# Timbrens - what happens when the plow is off?



## 66 BADBOY (Feb 15, 2008)

If you put a set of Timbrens on a truck, how does a truck handle when the plow is taken off? Is it really stiff?

I'm looking at getting a 2006 F-150 Supercab or a Chevy 1500 and putting a plow on it. Most likely a Blizzard LT or HD, Sno-Way 26, or a Boss Standard (all 7'6"). I've been reading that a set of Timbrens will help out a lot, but I haven't heard how the truck will handle when the plow is off. I'm keyed into the Timbrens because almost every plow dealer (except Sno Way) has told me that an F-150 cannot handle a standard duty plow. But I've seen them on here, and have heard that Timbrens are a must. Not sure if the dealers are just trying to play it safe capacity-wise, but I was thinking of just doing the standard duty plow with Timbrens anyways instead of the personal plow.

Anyone have any input??

Thanks!!


----------



## theplowmeister (Nov 14, 2006)

Timbrins is like running a stiffer spring. If installed corectly (there is about 1 inch clearence on the timbrin) you should not notice any difference in handling for the first 1 inch of wheel travel. After that 1 inch of wheel travel the axle will run into the timbin, effectively it is like running stiffer springs. on a smooth road you will not notice a difference on bumps it will be a ruffer ride.


----------



## wild bill (Feb 10, 2007)

*boosters*

all timbrens on the front you will be resting on them all the time .


----------



## JCStrasser (Dec 11, 2005)

Had Timbrens on the front of my last plow truck. Carried the front noticeably higher with the plow (9' Fisher MM2) lifted, but didn't make it ride that much harder with the plow off. Think of it as a progressive rate spring- with a decreased load, it is not very harsh- but when the load is higher, the spring rate RAPIDLY increases.

We also carried a heavy truck camper on the pickup during the warmer weather- the Timbrens helped there too.
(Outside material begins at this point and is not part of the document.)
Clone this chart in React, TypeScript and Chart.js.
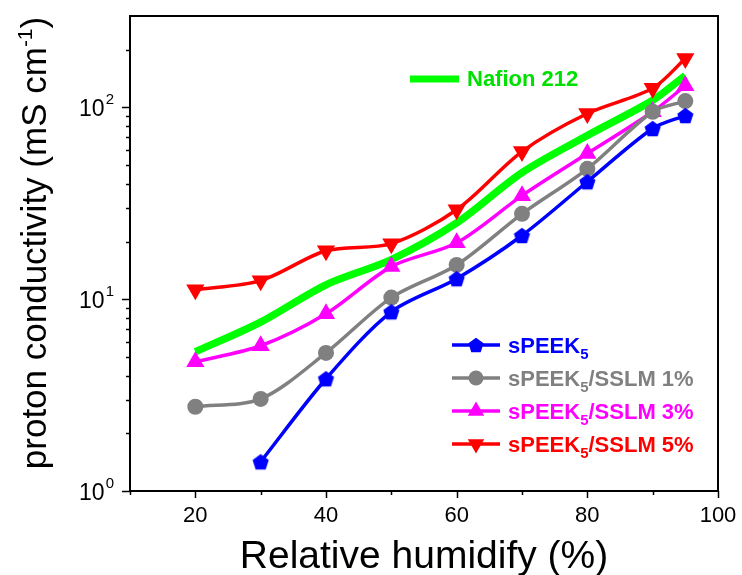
import React, { useEffect, useRef } from 'react';
import { Chart, registerables } from 'chart.js';

Chart.register(...registerables);

const rh = [20, 30, 40, 50, 60, 70, 80, 90, 95];
const speek5 = [null, 1.42, 3.85, 8.6, 12.8, 21.5, 41, 77.7, 90.8];
const sslm1 = [2.75, 3.02, 5.25, 10.2, 15.1, 27.9, 47.9, 95, 108];
const sslm3 = [4.72, 5.72, 8.4, 14.8, 19.7, 34.7, 57.5, 95, 130];
const sslm5 = [11.2, 12.5, 17.9, 19.5, 29.3, 58.9, 93, 126, 180];
const nafion = [5.32, 7.6, 11.9, 16.1, 25, 45.7, 71.4, 109, 147];

const xTickValues = [10, 20, 30, 40, 50, 60, 70, 80, 90, 100];
const xTickLabels = [20, 40, 60, 80, 100];
const yMajorTicks = [1, 10, 100];
const yMinorTicks = [2, 3, 4, 5, 6, 7, 8, 9, 20, 30, 40, 50, 60, 70, 80, 90, 200];
const yTickExponents = ['0', '1', '2'];

const FONT = '"Liberation Sans", Arial, Helvetica, sans-serif';

const BLUE = '#0000ff';
const GRAY = '#808080';
const MAGENTA = '#ff00ff';
const RED = '#ff0000';
const GREEN = '#00ff00';

function toPoints(vals: (number | null)[]) {
  const out: { x: number; y: number }[] = [];
  vals.forEach((v, i) => {
    if (v !== null) out.push({ x: rh[i], y: v });
  });
  return out;
}

function makePentagon(r: number, color: string) {
  const size = Math.ceil(r * 2 + 2);
  const c = document.createElement('canvas');
  c.width = size;
  c.height = size;
  const ctx = c.getContext('2d')!;
  ctx.fillStyle = color;
  ctx.beginPath();
  for (let i = 0; i < 5; i++) {
    const a = -Math.PI / 2 + (i * 2 * Math.PI) / 5;
    const x = size / 2 + r * Math.cos(a);
    const y = size / 2 + r * Math.sin(a) + r * 0.1;
    if (i === 0) ctx.moveTo(x, y);
    else ctx.lineTo(x, y);
  }
  ctx.closePath();
  ctx.fill();
  return c;
}

function drawTriangle(ctx: CanvasRenderingContext2D, x: number, y: number, r: number, down: boolean) {
  ctx.beginPath();
  for (let i = 0; i < 3; i++) {
    const a = (i * 2 * Math.PI) / 3 + (down ? Math.PI : 0);
    const px = x + Math.sin(a) * r;
    const py = y - Math.cos(a) * r;
    if (i === 0) ctx.moveTo(px, py);
    else ctx.lineTo(px, py);
  }
  ctx.closePath();
  ctx.fill();
}

export default function App() {
  const ref = useRef<HTMLCanvasElement>(null);

  useEffect(() => {
    document.body.style.margin = '0';
    const canvas = ref.current!;
    const pentagon = makePentagon(8.5, BLUE);
    const legendPentagon = makePentagon(8, BLUE);

    const overlay = {
      id: 'overlay',
      afterDraw(chart: any) {
        const ctx: CanvasRenderingContext2D = chart.ctx;
        const { left, right, top, bottom } = chart.chartArea;
        const xs = chart.scales.x;
        const ys = chart.scales.y;
        ctx.save();
        // frame
        ctx.strokeStyle = '#000';
        ctx.lineWidth = 2;
        ctx.strokeRect(left, top, right - left, bottom - top);
        // x ticks
        ctx.lineWidth = 1.5;
        xTickValues.forEach((v) => {
          const px = Math.round(xs.getPixelForValue(v)) + 0.5;
          const len = v % 20 === 0 ? 7 : 4;
          ctx.beginPath();
          ctx.moveTo(px, bottom);
          ctx.lineTo(px, bottom + len);
          ctx.stroke();
        });
        // y ticks
        yMajorTicks.forEach((v) => {
          const py = Math.round(ys.getPixelForValue(v)) + 0.5;
          ctx.beginPath();
          ctx.moveTo(left, py);
          ctx.lineTo(left - 8, py);
          ctx.stroke();
        });
        yMinorTicks.forEach((v) => {
          const py = Math.round(ys.getPixelForValue(v)) + 0.5;
          ctx.beginPath();
          ctx.moveTo(left, py);
          ctx.lineTo(left - 4, py);
          ctx.stroke();
        });
        // x tick labels
        ctx.fillStyle = '#000';
        ctx.font = `22px ${FONT}`;
        ctx.textAlign = 'center';
        ctx.textBaseline = 'alphabetic';
        xTickLabels.forEach((v) => {
          ctx.fillText(String(v), xs.getPixelForValue(v), bottom + 31);
        });
        // y tick labels with superscripts
        yMajorTicks.forEach((v, i) => {
          const py = ys.getPixelForValue(v);
          ctx.font = `15px ${FONT}`;
          const ew = ctx.measureText(yTickExponents[i]).width;
          const xEnd = left - 16;
          ctx.textAlign = 'right';
          ctx.fillText(yTickExponents[i], xEnd, py - 3);
          ctx.font = `23px ${FONT}`;
          ctx.fillText('10', xEnd - ew - 1, py + 9);
        });
        // x title
        ctx.font = `39px ${FONT}`;
        ctx.textAlign = 'center';
        ctx.fillText('Relative humidify (%)', (left + right) / 2, 568);
        // y title
        ctx.save();
        ctx.translate(46, 243);
        ctx.rotate(-Math.PI / 2);
        const t1 = 'proton conductivity (mS cm';
        const t2 = '-1';
        const t3 = ')';
        ctx.font = `35px ${FONT}`;
        const w1 = ctx.measureText(t1).width;
        const w3 = ctx.measureText(t3).width;
        ctx.font = `21px ${FONT}`;
        const w2 = ctx.measureText(t2).width;
        const total = w1 + w2 + w3;
        let cx = -total / 2;
        ctx.textAlign = 'left';
        ctx.font = `35px ${FONT}`;
        ctx.fillText(t1, cx, 0);
        cx += w1;
        ctx.font = `21px ${FONT}`;
        ctx.fillText(t2, cx, -14);
        cx += w2;
        ctx.font = `35px ${FONT}`;
        ctx.fillText(t3, cx, 0);
        ctx.restore();

        // Nafion legend
        ctx.strokeStyle = GREEN;
        ctx.lineWidth = 7;
        ctx.beginPath();
        ctx.moveTo(410, 79);
        ctx.lineTo(459, 79);
        ctx.stroke();
        ctx.fillStyle = '#00e000';
        ctx.font = `bold 22px ${FONT}`;
        ctx.textAlign = 'left';
        ctx.textBaseline = 'middle';
        ctx.fillText('Nafion 212', 467, 80);

        // other legend
        const items = [
          { color: BLUE, kind: 'pent', tail: '' },
          { color: GRAY, kind: 'circle', tail: '/SSLM 1%' },
          { color: MAGENTA, kind: 'tri', tail: '/SSLM 3%' },
          { color: RED, kind: 'down', tail: '/SSLM 5%' },
        ];
        const rows = [345, 378, 411, 444];
        ctx.textBaseline = 'alphabetic';
        items.forEach((it, i) => {
          const y = rows[i];
          ctx.strokeStyle = it.color;
          ctx.fillStyle = it.color;
          ctx.lineWidth = 3.5;
          ctx.beginPath();
          ctx.moveTo(452, y);
          ctx.lineTo(500, y);
          ctx.stroke();
          if (it.kind === 'pent') {
            ctx.drawImage(legendPentagon, 476 - legendPentagon.width / 2, y - legendPentagon.height / 2);
          } else if (it.kind === 'circle') {
            ctx.beginPath();
            ctx.arc(476, y, 7.5, 0, Math.PI * 2);
            ctx.fill();
          } else if (it.kind === 'tri') {
            drawTriangle(ctx, 476, y, 9.5, false);
          } else {
            drawTriangle(ctx, 476, y, 9.5, true);
          }
          let tx = 508;
          ctx.font = `bold 22px ${FONT}`;
          ctx.fillText('sPEEK', tx, y + 8);
          tx += ctx.measureText('sPEEK').width;
          ctx.font = `bold 15px ${FONT}`;
          ctx.fillText('5', tx, y + 14);
          tx += ctx.measureText('5').width;
          if (it.tail) {
            ctx.font = `bold 22px ${FONT}`;
            ctx.fillText(it.tail, tx, y + 8);
          }
        });
        ctx.restore();
      },
    };

    const chart = new Chart(canvas, {
      type: 'line',
      data: {
        datasets: [
          {
            label: 'sPEEK5',
            data: toPoints(speek5),
            borderColor: BLUE,
            backgroundColor: BLUE,
            borderWidth: 3.5,
            pointStyle: pentagon as any,
            pointRadius: 8.5,
            tension: 0.3,
          },
          {
            label: 'sPEEK5/SSLM 1%',
            data: toPoints(sslm1),
            borderColor: GRAY,
            backgroundColor: GRAY,
            borderWidth: 3.5,
            pointStyle: 'circle',
            pointRadius: 8,
            pointBorderWidth: 0,
            tension: 0.3,
          },
          {
            label: 'sPEEK5/SSLM 3%',
            data: toPoints(sslm3),
            borderColor: MAGENTA,
            backgroundColor: MAGENTA,
            borderWidth: 3.5,
            pointStyle: 'triangle',
            pointRadius: 10.5,
            pointBorderWidth: 0,
            tension: 0.3,
          },
          {
            label: 'sPEEK5/SSLM 5%',
            data: toPoints(sslm5),
            borderColor: RED,
            backgroundColor: RED,
            borderWidth: 3.5,
            pointStyle: 'triangle',
            pointRotation: 180,
            pointRadius: 10.5,
            pointBorderWidth: 0,
            tension: 0.3,
          },
          {
            label: 'Nafion 212',
            data: toPoints(nafion),
            borderColor: GREEN,
            backgroundColor: GREEN,
            borderWidth: 7.5,
            pointRadius: 0,
            tension: 0.3,
          },
        ],
      },
      options: {
        animation: false,
        responsive: false,
        maintainAspectRatio: false,
        layout: { padding: { top: 16, right: 24, left: 0, bottom: 0 } },
        plugins: { legend: { display: false }, tooltip: { enabled: false } },
        scales: {
          x: {
            type: 'linear',
            min: 10,
            max: 100,
            grid: { display: false },
            border: { display: false },
            ticks: { display: false, stepSize: 10 },
            afterFit: (s: any) => {
              s.height = 84;
            },
          },
          y: {
            type: 'logarithmic',
            min: 1,
            max: 300,
            grid: { display: false },
            border: { display: false },
            ticks: { display: false },
            afterFit: (s: any) => {
              s.width = 130;
            },
          },
        },
      },
      plugins: [overlay],
    });

    return () => chart.destroy();
  }, []);

  return (
    <div style={{ width: 742, height: 575 }}>
      <canvas ref={ref} width={742} height={575} style={{ display: 'block' }} />
    </div>
  );
}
Have Timbrens front and rear on our current Dodge diesel. The rear rides very hard on our bad town roads but with about 1000# in the bed, it smooths it right out. The front feels about right with the heavier diesel engine.

John


----------



## svelasquez (Nov 28, 2007)

I agree with my colleagues here. My Sierra 1500 dipped a little when the plow was raised. I followed everyone's suggestion and added front timbrens. I only lose about a 1/2" with the plow fully raised.

When the plow is off, I'm not noticing much difference at all. The relatively inexpensive cost of Timbrens will save you in the long run. Without them, you're going to put a beating on that front end.

Just my two cents.


----------



## Yaz (Apr 13, 2005)

No difference with the blade off with my truck. They don't touch, but are close.


----------



## yancy (Aug 29, 2005)

you wont notice much of a difference at all when the plow is off unless you hit a big bump other than that you will be good.


----------



## mnormington (Dec 18, 2007)

wild bill;522297 said:


> all timbrens on the front you will be resting on them all the time .


If you are resting on them all the time with the plow off you either need new springs or you have the wrong set of timbrens. there is supposed to be a gap when they are not loaded down.


----------



## Indy (Sep 23, 2007)

If you do a duke's of hazard over rail road tracks you will be glad you have them. Other than that no big deal with out the plow, just not as much dip......in my opinion it makes it easyer to handle on say country roads and the like because it takes the sway and dip out

Way better than it is worse. Give'm a go:salute:


----------



## ahoron (Jan 22, 2007)

I notice the front of the truck is more bouncy without the plow but the benefits outway the bad ten fold get them you will like them. also the truck seems to corner better with them


----------